The “default” for quorums for membership meetings and votes under the Corporations Code is one third of the members. Most homeowner association bylaws say the quorum is a majority (of members voting in person, by proxy or secret ballot). Some also say that if the quorum isn’t met, it “drops down” to one third of the members.
Quorum requirements for board action are different and have their own twists. Under Corporations Code section 7211 a quorum is a majority of the number of directors authorized in the articles or bylaws. They can provide for a different quorum with a few quirky rules, including a new one that says that if a specified person is required for a quorum (it would typically be a representative of the project “declarant”) the absence of that person means the quorum doesn’t exist even if all other directors attended the meeting. And, conversely, if there is only one director, she or he can appoint another and those two can appoint a third and in a board of five, those three can then appoint the forth and fifth directors (but usually vacancies created by a membership recall can only be filled by a vote of the members). Unlike membership meetings and votes, quorums for board action cannot be made by use of ballots or proxies. Personal attendance (including telephonic attendance) is required.

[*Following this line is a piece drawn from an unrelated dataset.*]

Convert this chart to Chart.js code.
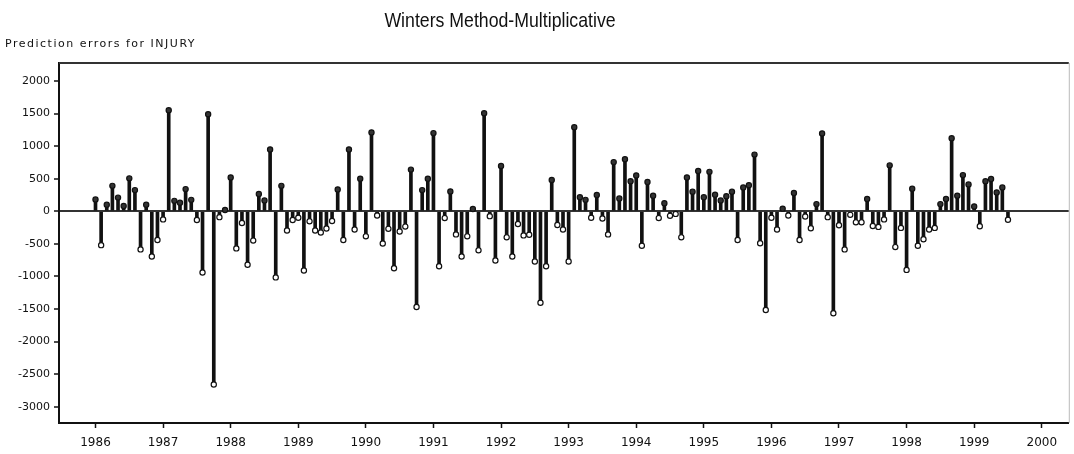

Wisconsin Roulette – Act 1
Here’s what happened in Wisconsin. The rules of their Senate required that any law involving spending money could not be approved unless a quorum of Senators were present for the vote. The Democrats’ gambit was to scoot over to and camp out in Illinois thus denying the Republicans the quorum they needed to “do business.”
Could this scenario play out in the world of homeowner associations? Absolutely. Here are some examples:
The Authorized Number of Directors Challenge: If the bylaws authorized five directors but only three are serving, all three would need to be present to establish a quorum so the board could lawfully act. So, if one director opposed a decision supported by the other two, the opposing director could simply not attend the meeting and no action could be taken since the quorum wasn’t met. (There are a number of remedies for this situation but a discussion of them is beyond the scope of this article).
Special Assessment? Under Civil Code section 1366, approval of a large special assessment requires the “yes” vote of a majority of ballots cast once quorum has been met. Under this law, a quorum is more than 50% of the membership. Thus, the fewest number of votes needed to authorize a large special assessment is about 26% of the members. When a vote only needs a majority of a quorum of members, we say the requirement is for a “simple majority” (and this is contrasted with votes requiring a majority of all owners, which are called an “absolute majority”).
Removal of Directors: Generally, it takes a “simple majority” of members to cast ballots in favor of removal of a board for the recall effort to succeed (for incorporated associations of 50 or more separate interests). This is standard stuff but add these two wrinkles: if the recall is against less than the whole board and the bylaws permit “cumulative voting” for the election of directors, removal of any particular director will take far more than a simple majority of members; in fact, in a typical case involving a 100 lot planned development, it would take about 84% of all members to approve the recall of one or more (but less than all) directors for the vote to succeed.
These last two examples mirror what the Republicans achieved in Wisconsin. The careful study of applicable voting rules can guide an association and its members and leaders in framing votes to achieve desired results. For a board, these rules may be used to help achieve goals believed to be in the Association’s best interest. For others, the rules may be used to oppose those goals or the timing, manner or conditions by which they would be achieved. In all cases, how an issue is framed may be among the most important decision made.